- Fixmer in 2003
- Nationality: American
- Born: February 19, 1977 (age 49) Los Angeles, California, U.S.

D1 Grand Prix
- Years active: 2003-2007
- Teams: Fixmer Racing
- Best finish: 7th in 2003

Awards
- 2005: Hardest Working Drifter, Formula D

= Ernie Fixmer =

American drifting driver

Ernie Fixmer (born February 19, 1977, in Los Angeles, California) is a drifting driver from the United States. Fixmer is one of the most recognizable figures in the early history of drifting in the United States, and became one of the first drivers with a manufacturer backing (with Rotora) in the summer of 2003. Fixmer was the first American driver to compete in a sudden death match against Japan's points leader in the first D1 Grand Prix's professional series in the U.S., presented by Slipstream Global, currently known as Formula D.

==Career==
Fixmer has over 13 years of experience in the drifting scene, after learning the sport in Okinawa, Japan while enlisted in the United States Marine Corps. Fixmer competed in D1 Grand Prix from 2004 through 2006, and also in the Formula Drift series in 2004 as the number 13 driver and 2005. Fixmer continued his career in drifting while driving in exhibition demos, both domestically and internationally. Fixmer judged for NOPI Drift Series in 2007 and continues to judge for the ongoing 2008 drift series in Formula DRIFT.

==History==
Fixmer was first introduced to drifting in December 1999 in Okinawa, Japan, while enlisted in the United States Marine Corps as a helicopter mechanic. During this era of early pre-American drifting, such names as Keiichi Tsuchiya ("Drift King"), Ross Petty, Kazuya Bai (Signal Auto) & Yasuyuki Kazama, were involved in the motorsport in Okinawa.

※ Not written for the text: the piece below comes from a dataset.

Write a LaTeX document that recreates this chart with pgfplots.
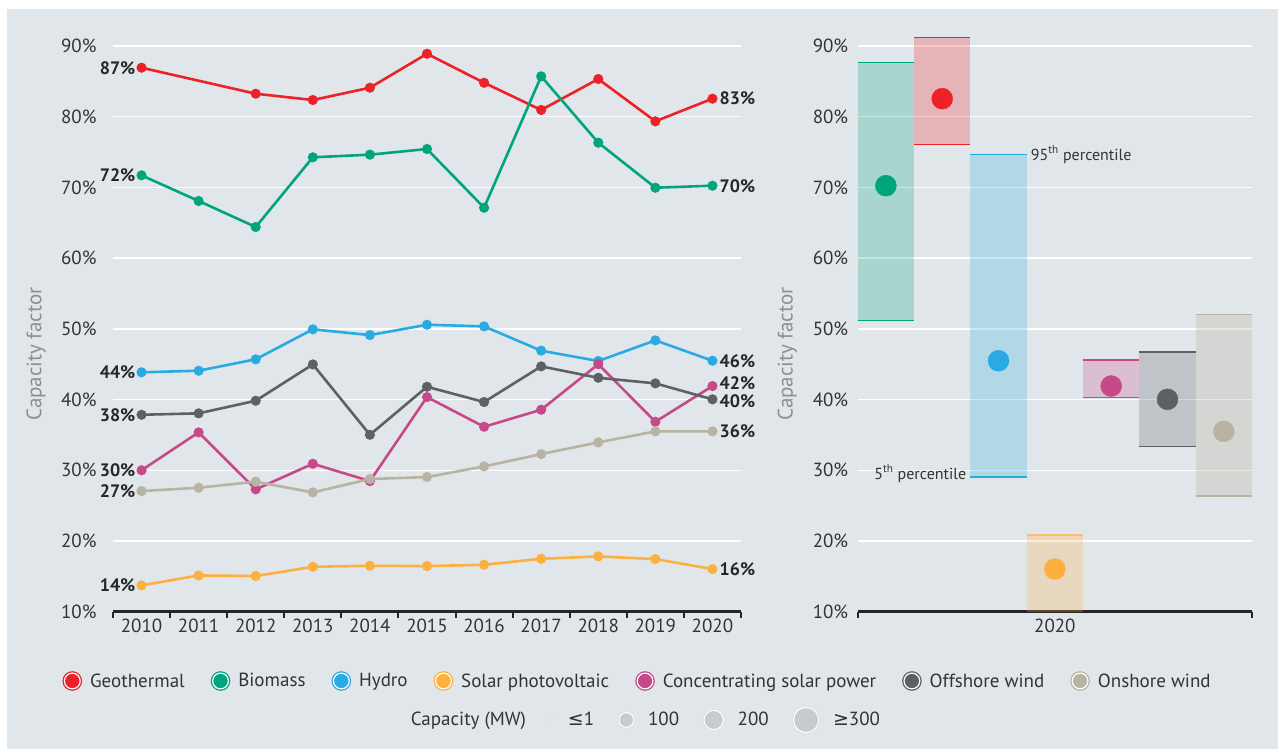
\documentclass[border=0pt]{standalone}
\usepackage{pgfplots}
\pgfplotsset{compat=1.18}
\usepackage{fontspec}
\setmainfont{PT Sans}
\newfontfamily\symf{DejaVu Sans}
\definecolor{bg}{HTML}{E1E6EA}
\definecolor{geo}{HTML}{ED2228}
\definecolor{bio}{HTML}{00A57D}
\definecolor{hyd}{HTML}{29ABE2}
\definecolor{sol}{HTML}{FBB040}
\definecolor{csp}{HTML}{C8498A}
\definecolor{off}{HTML}{5E6064}
\definecolor{ons}{HTML}{B8B4A4}
\definecolor{tickc}{HTML}{333333}
\definecolor{labc}{HTML}{8A8F94}
\definecolor{axc}{HTML}{262626}
\definecolor{capc}{HTML}{C9CACC}
\newcommand{\tf}{\fontsize{19}{22}\selectfont}
\newcommand{\bfl}{\fontsize{18}{21}\selectfont\bfseries}
\begin{document}
\begin{tikzpicture}[x=1pt,y=1pt]
\fill[white] (0,0) rectangle (1279,749);
\fill[bg] (7,0) rectangle (1278,740);
\pgfplotsset{
  common/.style={
    scale only axis, height=565.7pt, ymin=10, ymax=90, clip=false,
    axis x line=bottom, axis y line=left,
    x axis line style={-, line width=3pt, color=axc},
    y axis line style={draw=none},
    ytick={10,20,...,90},
    yticklabel={\pgfmathprintnumber{\tick}\%},
    /pgf/number format/assume math mode=true,
    /pgf/number format/1000 sep={},
    tick label style={font=\tf, text=tickc},
    ymajorgrids, grid style={white, line width=1.5pt},
    major tick length=0pt, minor tick length=6pt, tick align=outside,
    minor x tick style={line width=2pt, color=axc},
    xticklabel style={yshift=-4pt},
  }
}
\begin{axis}[common,
  at={(113pt,137.3pt)}, anchor=south west, width=628pt,
  xmin=2009.5, xmax=2020.5,
  xtick={2010,...,2020},
  minor xtick={2009.5,2010.5,...,2020.5},
  yticklabel style={xshift=-13pt},
  legend image code/.code={\fill (8.5pt,0pt) circle (8.5pt); \draw[white,line width=1.2pt] (8.5pt,0pt) circle (7.9pt);},
  legend style={at={(axis description cs:-0.0804,-0.1225)}, anchor=west, draw=none, fill=none,
    inner sep=0pt, outer sep=0pt, font=\tf, text=tickc, legend columns=-1,
    /tikz/every even column/.append style={column sep=24pt},
    /tikz/every odd column/.append style={column sep=6pt}},
  legend cell align=left,
  every axis plot/.append style={line width=2.6pt, mark=*, mark size=3.7pt},
]
\addplot[color=geo] coordinates {(2010,86.93)(2012,83.25)(2013,82.36)(2014,84.1)(2015,88.9)(2016,84.8)(2017,80.95)(2018,85.33)(2019,79.35)(2020,82.55)};
\addlegendentry{Geothermal}
\addplot[color=bio] coordinates {(2010,71.71)(2011,68.08)(2012,64.4)(2013,74.26)(2014,74.63)(2015,75.43)(2016,67.13)(2017,85.71)(2018,76.33)(2019,69.96)(2020,70.24)};
\addlegendentry{Biomass}
\addplot[color=hyd] coordinates {(2010,43.85)(2011,44.08)(2012,45.69)(2013,49.93)(2014,49.12)(2015,50.58)(2016,50.35)(2017,46.91)(2018,45.45)(2019,48.37)(2020,45.49)};
\addlegendentry{Hydro}
\addplot[color=sol] coordinates {(2010,13.72)(2011,15.13)(2012,15.04)(2013,16.35)(2014,16.49)(2015,16.45)(2016,16.64)(2017,17.48)(2018,17.82)(2019,17.44)(2020,16.03)};
\addlegendentry{Solar photovoltaic}
\addplot[color=csp] coordinates {(2010,30.0)(2011,35.36)(2012,27.3)(2013,30.92)(2014,28.47)(2015,40.35)(2016,36.15)(2017,38.56)(2018,45.0)(2019,36.86)(2020,41.91)};
\addlegendentry{Concentrating solar power}
\addplot[color=off] coordinates {(2010,37.85)(2011,38.05)(2012,39.83)(2013,44.97)(2014,35.02)(2015,41.81)(2016,39.65)(2017,44.69)(2018,43.08)(2019,42.29)(2020,40.03)};
\addlegendentry{Offshore wind}
\addplot[color=ons] coordinates {(2010,27.06)(2011,27.53)(2012,28.38)(2013,26.87)(2014,28.76)(2015,29.04)(2016,30.55)(2017,32.29)(2018,33.94)(2019,35.5)(2020,35.5)};
\addlegendentry{Onshore wind}
% end labels
\begin{scope}[every node/.style={inner sep=0pt, font=\bfl, text=black!85}]
\node[anchor=east, xshift=-6pt] at (axis cs:2010,86.93) {87\%};
\node[anchor=east, xshift=-6pt] at (axis cs:2010,71.71) {72\%};
\node[anchor=east, xshift=-6pt] at (axis cs:2010,43.85) {44\%};
\node[anchor=east, xshift=-6pt] at (axis cs:2010,37.85) {38\%};
\node[anchor=east, xshift=-6pt] at (axis cs:2010,30.0) {30\%};
\node[anchor=east, xshift=-6pt] at (axis cs:2010,27.0) {27\%};
\node[anchor=east, xshift=-6pt] at (axis cs:2010,13.72) {14\%};
\node[anchor=west, xshift=7pt] at (axis cs:2020,82.55) {83\%};
\node[anchor=west, xshift=7pt] at (axis cs:2020,70.24) {70\%};
\node[anchor=west, xshift=7pt] at (axis cs:2020,45.49) {46\%};
\node[anchor=west, xshift=7pt] at (axis cs:2020,42.3) {42\%};
\node[anchor=west, xshift=7pt] at (axis cs:2020,39.8) {40\%};
\node[anchor=west, xshift=7pt] at (axis cs:2020,35.5) {36\%};
\node[anchor=west, xshift=7pt] at (axis cs:2020,16.03) {16\%};
\end{scope}
\node[rotate=90, font=\fontsize{21}{24}\selectfont, text=labc] at (axis description cs:-0.1226,0.4557) {Capacity factor};
\end{axis}

\begin{axis}[common,
  at={(857.7pt,137.3pt)}, anchor=south west, width=394.3pt,
  xmin=0, xmax=7,
  xtick={3.5}, xticklabels={2020},
  minor xtick={0,7},
  yticklabel style={xshift=-6pt},
  legend style={at={(axis description cs:-1.1673,-0.1914)}, anchor=west, draw=none, fill=none,
    inner sep=0pt, outer sep=0pt, font=\tf, text=tickc, legend columns=-1,
    /tikz/every even column/.append style={column sep=22pt},
    /tikz/every odd column/.append style={column sep=11.5pt}},
  legend cell align=left,
]
\addlegendimage{empty legend}
\addlegendentry{Capacity (MW)}
\addlegendimage{legend image code/.code={\fill[capc] (2pt,0pt) circle (2pt); \draw[white,line width=0.6pt] (2pt,0pt) circle (1.7pt);}}
\addlegendentry{{\symf ≤}1}
\addlegendimage{legend image code/.code={\fill[capc] (8pt,0pt) circle (8pt); \draw[white,line width=1.2pt] (8pt,0pt) circle (7.4pt);}}
\addlegendentry{100}
\addlegendimage{legend image code/.code={\fill[capc] (10.3pt,0pt) circle (10.3pt); \draw[white,line width=1.2pt] (10.3pt,0pt) circle (9.7pt);}}
\addlegendentry{200}
\addlegendimage{legend image code/.code={\fill[capc] (13.2pt,0pt) circle (13.2pt); \draw[white,line width=1.2pt] (13.2pt,0pt) circle (12.6pt);}}
\addlegendentry{{\symf ≥}300}
% ranges (5th-95th percentile)
\addplot[fill=bio, fill opacity=0.25, draw=none] coordinates {(0,51.15)(0,87.69)(1,87.69)(1,51.15)} --cycle;
\addplot[fill=geo, fill opacity=0.25, draw=none] coordinates {(1,76.1)(1,91.17)(2,91.17)(2,76.1)} --cycle;
\addplot[fill=hyd, fill opacity=0.25, draw=none] coordinates {(2,29.08)(2,74.63)(3,74.63)(3,29.08)} --cycle;
\addplot[fill=sol, fill opacity=0.25, draw=none] coordinates {(3,10)(3,20.83)(4,20.83)(4,10)} --cycle;
\addplot[fill=csp, fill opacity=0.25, draw=none] coordinates {(4,40.31)(4,45.59)(5,45.59)(5,40.31)} --cycle;
\addplot[fill=off, fill opacity=0.25, draw=none] coordinates {(5,33.38)(5,46.72)(6,46.72)(6,33.38)} --cycle;
\addplot[fill=ons, fill opacity=0.3, draw=none] coordinates {(6,26.39)(6,52.05)(7,52.05)(7,26.39)} --cycle;
\begin{scope}[line width=1.5pt]
\addplot[bio] coordinates {(0,87.69)(1,87.69)};
\addplot[bio] coordinates {(0,51.15)(1,51.15)};
\addplot[geo] coordinates {(1,91.17)(2,91.17)};
\addplot[geo] coordinates {(1,76.1)(2,76.1)};
\addplot[hyd] coordinates {(2,74.63)(3,74.63)};
\addplot[hyd] coordinates {(2,29.08)(3,29.08)};
\addplot[sol!80!white] coordinates {(3,20.83)(4,20.83)};
\addplot[csp] coordinates {(4,45.59)(5,45.59)};
\addplot[csp] coordinates {(4,40.31)(5,40.31)};
\addplot[off] coordinates {(5,46.72)(6,46.72)};
\addplot[off] coordinates {(5,33.38)(6,33.38)};
\addplot[ons] coordinates {(6,52.05)(7,52.05)};
\addplot[ons] coordinates {(6,26.39)(7,26.39)};
\end{scope}
\addplot[only marks, mark=*, mark size=10.5pt, color=bio] coordinates {(0.5,70.24)};
\addplot[only marks, mark=*, mark size=10.5pt, color=geo] coordinates {(1.5,82.55)};
\addplot[only marks, mark=*, mark size=10.5pt, color=hyd] coordinates {(2.5,45.49)};
\addplot[only marks, mark=*, mark size=10.5pt, color=sol] coordinates {(3.5,16.03)};
\addplot[only marks, mark=*, mark size=10.5pt, color=csp] coordinates {(4.5,41.91)};
\addplot[only marks, mark=*, mark size=10.5pt, color=off] coordinates {(5.5,40.03)};
\addplot[only marks, mark=*, mark size=10.5pt, color=ons] coordinates {(6.5,35.5)};
\node[anchor=west, inner sep=0pt, xshift=4pt, font=\fontsize{16}{19}\selectfont, text=tickc] at (axis cs:3,74.63) {95\textsuperscript{th} percentile};
\node[anchor=east, inner sep=0pt, xshift=-4pt, yshift=3pt, font=\fontsize{16}{19}\selectfont, text=tickc] at (axis cs:2,29.08) {5\textsuperscript{th} percentile};
\node[rotate=90, font=\fontsize{21}{24}\selectfont, text=labc] at (axis description cs:-0.1785,0.4557) {Capacity factor};
\end{axis}
\end{tikzpicture}
\end{document}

Before his official orders back to the United States came through, Fixmer purchased a Nissan 240SX while vacationing in Washington. When his overseas tour with the USMC ended, Fixmer returned to the US to build his personal state-side drift car. Through purchasing parts from a local shop (JSpec.com) to build his vehicle, Fixmer became friends with the owner, Sam Chang.

Fixmer borrowed Sam Chang's personal Nissan 240SX coupe to be driven in the D1 Grand Prix driver's search at Irwindale Speedway in Irwindale, California, on June 15, 2003, which served as the first official appearance of D1 in the US. Fixmer was one of the first American drivers who qualified for the US Series competition.

After acquiring a D1 competition license at the event, Sam Chang introduced Fixmer to Loren Ho, President of Rotora. At this time, Rotora chose Fixmer's personal drift car to become the first sponsorship by a motorsports manufacturer in early competition series' of the sport in the United States.

After completing the build of Fixmer's 240SX, it was then used to compete in the Inaugural D1 Grand Prix USA event, which was run by Slipstream Global, currently known as Formula D.. At this event, Fixmer became the first American driver to go into a sudden death round with the Japanese series points leader, Youichi Imamura, after all American drivers were knocked out in their first runs. This moment served as the turning point in the motorsport in the US, and quickly attracted the attention of the Japanese drivers.

Fixmer continued to compete in the D1 Grand Prix point series in 2004, 2005 & 2006. In 2004 and 2005, Fixmer competed in the Formula D point series, and also was invited to drift in the first exhibition demos provided by Formula D & Champ Car in Cleveland, Ohio, San Jose, California, Long Beach, California & Denver, Colorado. In 2006, Fixmer drove in the first exhibition demo for the Indy Racing League in St. Petersburg, Florida, and internationally in an exhibition demo in Beijing, China with World Drift Series. In 2007, Fixmer headed the judging panel for the introductory year of Nopi Drift Series.

In July 2008, Fixmer was announced as a judge for the Formula DRIFT series, effective immediately to carry his judging responsibilities for at least the rest of the season. Fixmer replaced Alex Pfeiffer, who stepped down as a judge to pursue his career as a driver.